PROBLEM — Print exactly the lines from the first one down to the line containing "plt.rcParams['font.family'] = ['Liberation", both ends included, with no pictures and nothing else.

•••

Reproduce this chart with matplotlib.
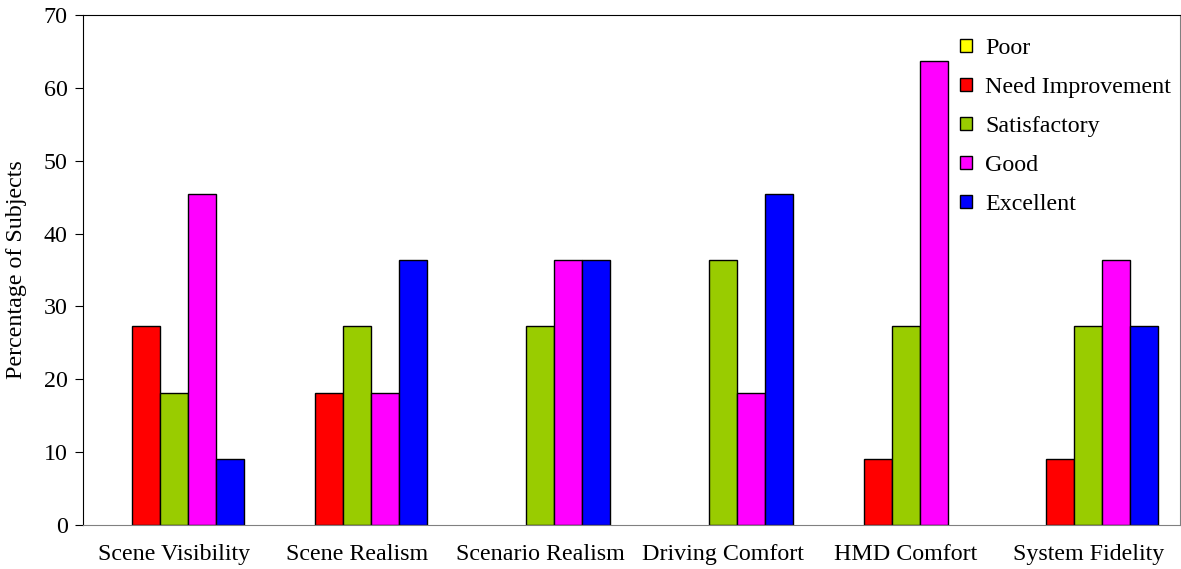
import matplotlib.pyplot as plt
import numpy as np

plt.rcParams['font.family'] = ['Liberation Serif', 'DejaVu Serif']

categories = ['Scene Visibility', 'Scene Realism', 'Scenario Realism',
              'Driving Comfort', 'HMD Comfort', 'System Fidelity']
series = ['Poor', 'Need Improvement', 'Satisfactory', 'Good', 'Excellent']
poor = [0, 0, 0, 0, 0, 0]
need_improvement = [27.27, 18.18, 0, 0, 9.09, 9.09]
satisfactory = [18.18, 27.27, 27.27, 36.36, 27.27, 27.27]
good = [45.45, 18.18, 36.36, 18.18, 63.64, 36.36]
excellent = [9.09, 36.36, 36.36, 45.45, 0, 27.27]
colors = ['#FFFF00', '#FF0000', '#99CC00', '#FF00FF', '#0000FF']

data = [poor, need_improvement, satisfactory, good, excellent]

fig = plt.figure(figsize=(11.81, 5.69), dpi=100)
ax = fig.add_axes([0.0703, 0.0773, 0.9287, 0.8963])

fs = 17.3
x = np.arange(len(categories))
w = 0.153
for i, (name, vals) in enumerate(zip(series, data)):
    # no outline on empty bars, otherwise a black stroke sits on the axis
    lw = [1.0 if v > 0 else 0 for v in vals]
    ax.bar(x + (i - 2) * w, vals, w, color=colors[i], edgecolor='black',
           linewidth=lw, label=name)

ax.set_xlim(-0.5, len(categories) - 0.5)
ax.set_ylim(0, 70)
ax.set_yticks(range(0, 71, 10))
ax.set_xticks(x)
ax.set_xticklabels(categories)
ax.tick_params(axis='x', length=0, pad=14, labelsize=fs)
ax.tick_params(axis='y', direction='out', length=6, labelsize=fs, pad=5)
ax.set_ylabel('Percentage of Subjects', fontsize=fs, labelpad=12)

ax.spines['left'].set_color('black')
ax.spines['top'].set_color('black')
ax.spines['bottom'].set_color('#808080')
ax.spines['right'].set_color('#808080')

leg = ax.legend(loc='upper left', bbox_to_anchor=(0.7995, 0.955), frameon=False,
                fontsize=fs, handlelength=0.5, handleheight=0.5,
                handletextpad=0.55, labelspacing=0.75, borderaxespad=0,
                borderpad=0)
for h in leg.legend_handles:
    h.set_linewidth(1.0)
    h.set_edgecolor('black')

fig.savefig('out.png', dpi=100)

•••

ANSWER FOR THE TASK —
Reproduce this chart with matplotlib.
import matplotlib.pyplot as plt
import numpy as np

plt.rcParams['font.family'] = ['Liberation Serif', 'DejaVu Serif']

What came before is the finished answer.